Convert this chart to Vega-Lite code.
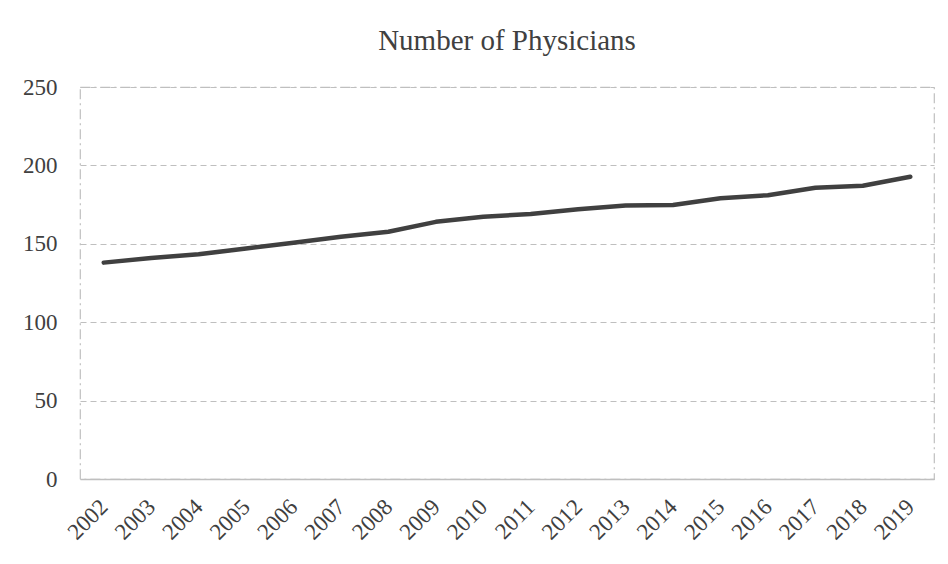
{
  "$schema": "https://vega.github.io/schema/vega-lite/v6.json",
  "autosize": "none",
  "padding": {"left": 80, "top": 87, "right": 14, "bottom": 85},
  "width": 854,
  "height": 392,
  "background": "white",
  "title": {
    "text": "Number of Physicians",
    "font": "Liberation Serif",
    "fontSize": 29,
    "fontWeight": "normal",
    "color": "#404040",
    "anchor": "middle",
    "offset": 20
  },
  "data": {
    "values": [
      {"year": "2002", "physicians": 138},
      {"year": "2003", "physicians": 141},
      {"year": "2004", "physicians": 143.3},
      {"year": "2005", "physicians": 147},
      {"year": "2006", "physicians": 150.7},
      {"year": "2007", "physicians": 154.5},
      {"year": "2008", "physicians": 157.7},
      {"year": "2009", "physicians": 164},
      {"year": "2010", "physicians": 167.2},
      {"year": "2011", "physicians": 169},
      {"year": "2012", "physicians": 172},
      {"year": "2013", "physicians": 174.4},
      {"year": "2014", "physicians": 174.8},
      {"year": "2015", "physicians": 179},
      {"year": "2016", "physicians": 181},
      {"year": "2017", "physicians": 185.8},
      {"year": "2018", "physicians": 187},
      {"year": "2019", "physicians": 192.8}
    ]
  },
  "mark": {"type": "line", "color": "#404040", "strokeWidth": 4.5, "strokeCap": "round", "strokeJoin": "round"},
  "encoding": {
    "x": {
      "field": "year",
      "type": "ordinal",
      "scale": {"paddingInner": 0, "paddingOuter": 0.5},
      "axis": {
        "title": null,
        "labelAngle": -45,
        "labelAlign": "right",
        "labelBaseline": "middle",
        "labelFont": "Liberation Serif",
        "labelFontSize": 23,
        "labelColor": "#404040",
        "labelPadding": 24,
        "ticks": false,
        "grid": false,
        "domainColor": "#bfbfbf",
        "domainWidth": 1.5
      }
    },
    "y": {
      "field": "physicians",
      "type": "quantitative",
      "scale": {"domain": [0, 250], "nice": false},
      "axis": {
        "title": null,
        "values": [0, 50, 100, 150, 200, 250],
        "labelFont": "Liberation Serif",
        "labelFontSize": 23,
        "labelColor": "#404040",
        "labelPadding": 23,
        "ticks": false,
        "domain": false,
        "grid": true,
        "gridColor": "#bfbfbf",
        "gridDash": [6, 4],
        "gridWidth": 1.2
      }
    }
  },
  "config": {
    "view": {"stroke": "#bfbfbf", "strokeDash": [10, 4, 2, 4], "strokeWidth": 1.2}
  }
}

:::

*PROBLEM DETAILS*. Repeat the material above word for word and skip every image in it.

*WRITTEN RESPONSE*.
Convert this chart to Vega-Lite code.
{
  "$schema": "https://vega.github.io/schema/vega-lite/v6.json",
  "autosize": "none",
  "padding": {"left": 80, "top": 87, "right": 14, "bottom": 85},
  "width": 854,
  "height": 392,
  "background": "white",
  "title": {
    "text": "Number of Physicians",
    "font": "Liberation Serif",
    "fontSize": 29,
    "fontWeight": "normal",
    "color": "#404040",
    "anchor": "middle",
    "offset": 20
  },
  "data": {
    "values": [
      {"year": "2002", "physicians": 138},
      {"year": "2003", "physicians": 141},
      {"year": "2004", "physicians": 143.3},
      {"year": "2005", "physicians": 147},
      {"year": "2006", "physicians": 150.7},
      {"year": "2007", "physicians": 154.5},
      {"year": "2008", "physicians": 157.7},
      {"year": "2009", "physicians": 164},
      {"year": "2010", "physicians": 167.2},
      {"year": "2011", "physicians": 169},
      {"year": "2012", "physicians": 172},
      {"year": "2013", "physicians": 174.4},
      {"year": "2014", "physicians": 174.8},
      {"year": "2015", "physicians": 179},
      {"year": "2016", "physicians": 181},
      {"year": "2017", "physicians": 185.8},
      {"year": "2018", "physicians": 187},
      {"year": "2019", "physicians": 192.8}
    ]
  },
  "mark": {"type": "line", "color": "#404040", "strokeWidth": 4.5, "strokeCap": "round", "strokeJoin": "round"},
  "encoding": {
    "x": {
      "field": "year",
      "type": "ordinal",
      "scale": {"paddingInner": 0, "paddingOuter": 0.5},
      "axis": {
        "title": null,
        "labelAngle": -45,
        "labelAlign": "right",
        "labelBaseline": "middle",
        "labelFont": "Liberation Serif",
        "labelFontSize": 23,
        "labelColor": "#404040",
        "labelPadding": 24,
        "ticks": false,
        "grid": false,
        "domainColor": "#bfbfbf",
        "domainWidth": 1.5
      }
    },
    "y": {
      "field": "physicians",
      "type": "quantitative",
      "scale": {"domain": [0, 250], "nice": false},
      "axis": {
        "title": null,
        "values": [0, 50, 100, 150, 200, 250],
        "labelFont": "Liberation Serif",
        "labelFontSize": 23,
        "labelColor": "#404040",
        "labelPadding": 23,
        "ticks": false,
        "domain": false,
        "grid": true,
        "gridColor": "#bfbfbf",
        "gridDash": [6, 4],
        "gridWidth": 1.2
      }
    }
  },
  "config": {
    "view": {"stroke": "#bfbfbf", "strokeDash": [10, 4, 2, 4], "strokeWidth": 1.2}
  }
}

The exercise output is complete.